IN THE UNITED STATES DISTRICT COURT FOR THE EASTERN DISTRICT OF CALIFORNIA
January 19, 2010
LARRY GIRALDES, PLAINTIFF,
T. PREBULA, ET AL., DEFENDANTS.
FINDINGS AND RECOMMENDATIONS
Plaintiff is a state prisoner proceeding without counsel in an action brought under 42 U.S.C. § 1983. He has filed a motion for a preliminary injunction seeking to obtain certain accommodations that he contends are medically necessary. Plaintiff claims that his medical needs are not being met at his current institution and as a result, he is rapidly losing weight. He requests an order directing that the California Department of Corrections and Rehabilitation ("CDCR") honor the opinions of plaintiff's medical specialists, who have recommended that plaintiff have an elevated bed and small frequent meals. He also requests that he be placed in an Outpatient Housing Unit where his medical needs can be accommodated. For the reasons stated, the court recommends that plaintiff's motion be denied.

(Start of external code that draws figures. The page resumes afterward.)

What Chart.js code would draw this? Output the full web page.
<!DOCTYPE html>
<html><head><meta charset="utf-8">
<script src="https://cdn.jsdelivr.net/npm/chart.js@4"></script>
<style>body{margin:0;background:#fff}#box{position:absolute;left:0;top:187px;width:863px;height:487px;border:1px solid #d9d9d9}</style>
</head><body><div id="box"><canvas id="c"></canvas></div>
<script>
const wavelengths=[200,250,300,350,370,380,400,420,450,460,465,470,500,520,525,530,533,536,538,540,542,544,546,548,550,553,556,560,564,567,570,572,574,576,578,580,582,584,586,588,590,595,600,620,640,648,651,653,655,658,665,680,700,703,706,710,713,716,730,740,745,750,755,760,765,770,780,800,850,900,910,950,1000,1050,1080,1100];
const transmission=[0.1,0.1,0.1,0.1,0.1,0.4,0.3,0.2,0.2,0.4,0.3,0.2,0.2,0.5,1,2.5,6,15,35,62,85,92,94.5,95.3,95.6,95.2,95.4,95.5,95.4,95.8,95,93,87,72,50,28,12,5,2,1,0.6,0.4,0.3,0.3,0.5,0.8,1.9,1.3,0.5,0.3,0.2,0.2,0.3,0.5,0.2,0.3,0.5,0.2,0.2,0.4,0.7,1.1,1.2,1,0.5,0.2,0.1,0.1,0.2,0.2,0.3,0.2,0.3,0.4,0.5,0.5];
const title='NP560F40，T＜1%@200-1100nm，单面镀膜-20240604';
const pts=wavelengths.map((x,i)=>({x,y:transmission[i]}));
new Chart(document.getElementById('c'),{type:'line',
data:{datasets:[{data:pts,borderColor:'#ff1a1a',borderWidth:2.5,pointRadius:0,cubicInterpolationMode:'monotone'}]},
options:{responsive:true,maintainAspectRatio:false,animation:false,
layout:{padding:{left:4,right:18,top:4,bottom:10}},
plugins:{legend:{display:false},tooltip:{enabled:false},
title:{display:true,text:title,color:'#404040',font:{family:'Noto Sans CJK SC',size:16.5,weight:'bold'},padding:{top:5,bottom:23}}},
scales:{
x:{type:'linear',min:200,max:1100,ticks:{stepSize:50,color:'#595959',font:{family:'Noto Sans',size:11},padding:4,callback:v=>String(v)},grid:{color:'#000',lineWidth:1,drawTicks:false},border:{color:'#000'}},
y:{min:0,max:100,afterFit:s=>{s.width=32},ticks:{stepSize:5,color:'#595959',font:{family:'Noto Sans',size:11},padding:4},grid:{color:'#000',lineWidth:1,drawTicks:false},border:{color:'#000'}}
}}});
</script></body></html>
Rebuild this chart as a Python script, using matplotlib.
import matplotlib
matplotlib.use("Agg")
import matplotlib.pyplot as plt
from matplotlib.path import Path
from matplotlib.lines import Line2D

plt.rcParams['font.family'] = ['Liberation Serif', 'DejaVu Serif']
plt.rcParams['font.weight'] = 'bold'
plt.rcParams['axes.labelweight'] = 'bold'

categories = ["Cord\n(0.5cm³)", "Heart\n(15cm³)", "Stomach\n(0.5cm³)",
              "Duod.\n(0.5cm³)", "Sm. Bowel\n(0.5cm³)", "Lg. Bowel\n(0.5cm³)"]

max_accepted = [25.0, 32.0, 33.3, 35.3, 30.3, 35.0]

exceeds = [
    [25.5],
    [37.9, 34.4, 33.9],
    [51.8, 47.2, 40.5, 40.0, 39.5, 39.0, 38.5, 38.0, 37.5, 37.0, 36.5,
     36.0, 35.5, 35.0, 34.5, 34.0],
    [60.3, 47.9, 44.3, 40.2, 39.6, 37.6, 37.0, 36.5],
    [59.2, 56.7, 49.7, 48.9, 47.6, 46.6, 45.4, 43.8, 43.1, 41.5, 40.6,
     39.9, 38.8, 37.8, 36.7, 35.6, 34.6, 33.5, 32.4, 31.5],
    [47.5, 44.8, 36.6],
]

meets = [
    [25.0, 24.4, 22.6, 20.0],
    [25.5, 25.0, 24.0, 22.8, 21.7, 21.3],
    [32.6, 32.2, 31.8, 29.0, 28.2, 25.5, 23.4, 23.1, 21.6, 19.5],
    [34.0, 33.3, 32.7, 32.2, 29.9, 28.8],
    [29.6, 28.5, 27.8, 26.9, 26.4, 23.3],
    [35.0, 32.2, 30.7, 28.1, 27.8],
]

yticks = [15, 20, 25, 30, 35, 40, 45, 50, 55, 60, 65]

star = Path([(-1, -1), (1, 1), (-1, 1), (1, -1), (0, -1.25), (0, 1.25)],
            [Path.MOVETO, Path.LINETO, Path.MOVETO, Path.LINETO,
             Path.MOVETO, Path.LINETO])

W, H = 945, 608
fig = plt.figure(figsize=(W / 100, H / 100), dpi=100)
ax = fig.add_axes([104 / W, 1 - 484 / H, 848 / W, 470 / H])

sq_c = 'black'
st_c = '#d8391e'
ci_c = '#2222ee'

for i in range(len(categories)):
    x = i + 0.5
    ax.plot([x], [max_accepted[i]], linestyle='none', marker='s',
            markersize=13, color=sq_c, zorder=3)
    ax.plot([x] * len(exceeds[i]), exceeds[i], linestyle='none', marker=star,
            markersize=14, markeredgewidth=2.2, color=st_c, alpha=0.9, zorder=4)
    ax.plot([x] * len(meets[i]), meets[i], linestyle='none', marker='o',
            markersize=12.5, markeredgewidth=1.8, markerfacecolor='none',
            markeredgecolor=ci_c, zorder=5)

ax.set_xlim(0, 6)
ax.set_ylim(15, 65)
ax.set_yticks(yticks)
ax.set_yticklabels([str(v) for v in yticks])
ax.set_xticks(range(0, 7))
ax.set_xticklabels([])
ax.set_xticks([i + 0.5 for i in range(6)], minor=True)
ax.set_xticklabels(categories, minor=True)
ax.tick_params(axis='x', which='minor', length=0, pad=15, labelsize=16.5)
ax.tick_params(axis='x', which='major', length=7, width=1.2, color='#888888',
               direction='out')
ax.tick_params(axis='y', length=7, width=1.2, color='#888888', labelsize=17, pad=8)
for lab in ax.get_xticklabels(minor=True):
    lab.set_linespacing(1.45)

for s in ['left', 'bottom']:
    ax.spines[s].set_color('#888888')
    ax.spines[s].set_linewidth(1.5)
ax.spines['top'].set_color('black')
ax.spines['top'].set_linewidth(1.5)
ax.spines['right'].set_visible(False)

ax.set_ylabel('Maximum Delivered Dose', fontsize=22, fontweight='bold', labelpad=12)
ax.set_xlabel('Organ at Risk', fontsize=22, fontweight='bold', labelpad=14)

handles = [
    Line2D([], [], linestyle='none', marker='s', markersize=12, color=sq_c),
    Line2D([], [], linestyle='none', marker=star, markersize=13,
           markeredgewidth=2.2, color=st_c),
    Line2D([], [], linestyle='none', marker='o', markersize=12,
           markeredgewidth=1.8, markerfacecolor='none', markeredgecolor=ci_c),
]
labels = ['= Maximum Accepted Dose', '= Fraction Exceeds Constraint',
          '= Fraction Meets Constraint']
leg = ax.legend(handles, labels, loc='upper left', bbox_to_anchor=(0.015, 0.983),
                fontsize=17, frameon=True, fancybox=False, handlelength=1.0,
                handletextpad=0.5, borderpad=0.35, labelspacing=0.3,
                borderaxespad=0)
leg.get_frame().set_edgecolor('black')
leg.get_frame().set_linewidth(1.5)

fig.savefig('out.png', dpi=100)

A preliminary injunction will not issue unless necessary to prevent threatened injury that would impair the court's ability to grant effective relief in a pending action. Sierra On-Line, Inc. v. Phoenix Software, Inc., 739 F.2d 1415, 1422 (9th Cir. 1984); Gon v. First State Ins. Co., 871 F.2d 863 (9th Cir. 1989). A preliminary injunction represents the exercise of a far reaching power not to be indulged except in a case clearly warranting it. Dymo Indus. v. Tapeprinter, Inc., 326 F.2d 141, 143 (9th Cir. 1964). The Ninth Circuit recently modified its standard for preliminary injunctive relief to conform to the Supreme Court's admonition in Winter v. Natural Res. Def. Council, Inc., ___ U.S. ___, 129 S.Ct. 365, 375-76 (2008), that the moving party must demonstrate that--absent an injunction--irreparable injury is not only possible, but likely.*fn1
Stormans, Inc. v. Selecky, Nos. 07-36039, 07-36040, 2009 WL 1941550 at *13 (9th Cir. July 8, 2009). Under the new standard, "preliminary injunctive relief requires a party to demonstrate 'that he is likely to succeed on the merits, that he is likely to suffer irreparable harm in the absence of preliminary relief, that the balance of equities tips in his favor, and that an injunction is in the public interest.'" Stormans, Inc., at 13, quoting Winter v. Natural Res. Def. Council, Inc., ___ U.S. at ___, 129 S.Ct. at 375-76. In cases brought by prisoners involving conditions of confinement, any preliminary injunction "must be narrowly drawn, extend no further than necessary to correct the harm the court finds requires preliminary relief, and be the least intrusive means necessary to correct the harm." 18 U.S.C. § 3626(a)(2).
Plaintiff fails to show he is entitled to injunctive relief. As a threshold matter he seeks to enjoin persons who are not defendants in this action. In his motion, he faults CDCR for not meeting his medical needs at his current institution, which is Salinas Valley State Prison. However, this lawsuit proceeds on plaintiff's claims that defendants at California Medical Facility were deliberately indifferent to plaintiff's medical needs in September 2001, when they recommended that plaintiff be transferred to High Desert State Prison. As defendants point out in their opposition brief, they have had no responsibility for or authority over plaintiff's physical condition and care since his transfer from California Medical Facility in 2001. Dckt. No. 131 at 3. Defendants simply do not have the authority to initiate changes in plaintiff's current medical treatment. Id. Thus, defendants could not provide plaintiff with the relief he seeks.
While plaintiff asks the court to direct CDCR to accommodate his medical needs, CDCR is not a party to this lawsuit. The court cannot issue an order against individuals or institutions who are not parties to a suit pending before it. See Zenith Radio Corp. v. Hazeltine Research, Inc., 395 U.S. 100, 112 (1969). See also Zepeda v. United States Immigration Service, 753 F.2d 719, 727 (9th Cir. 1985) ("A federal court may issue an injunction if it has personal jurisdiction over the parties and subject matter jurisdiction over the claim; it may not attempt to determine the rights of persons not before the court.").
Accordingly, it is hereby RECOMMENDED that plaintiff's January 4, 2010, motion for a preliminary injunction be denied.
These findings and recommendations are submitted to the United States District Judge assigned to the case, pursuant to the provisions of 28 U.S.C. § 636(b)(1). Within 14 days after being served with these findings and recommendations, any party may file written objections with the court and serve a copy on all parties. Such a document should be captioned "Objections to Magistrate Judge's Findings and Recommendations." Failure to file objections within the specified time may waive the right to appeal the District Court's order. Turner v. Duncan, 158 F.3d 449, 455 (9th Cir. 1998); Martinez v. Ylst, 951 F.2d 1153 (9th Cir. 1991).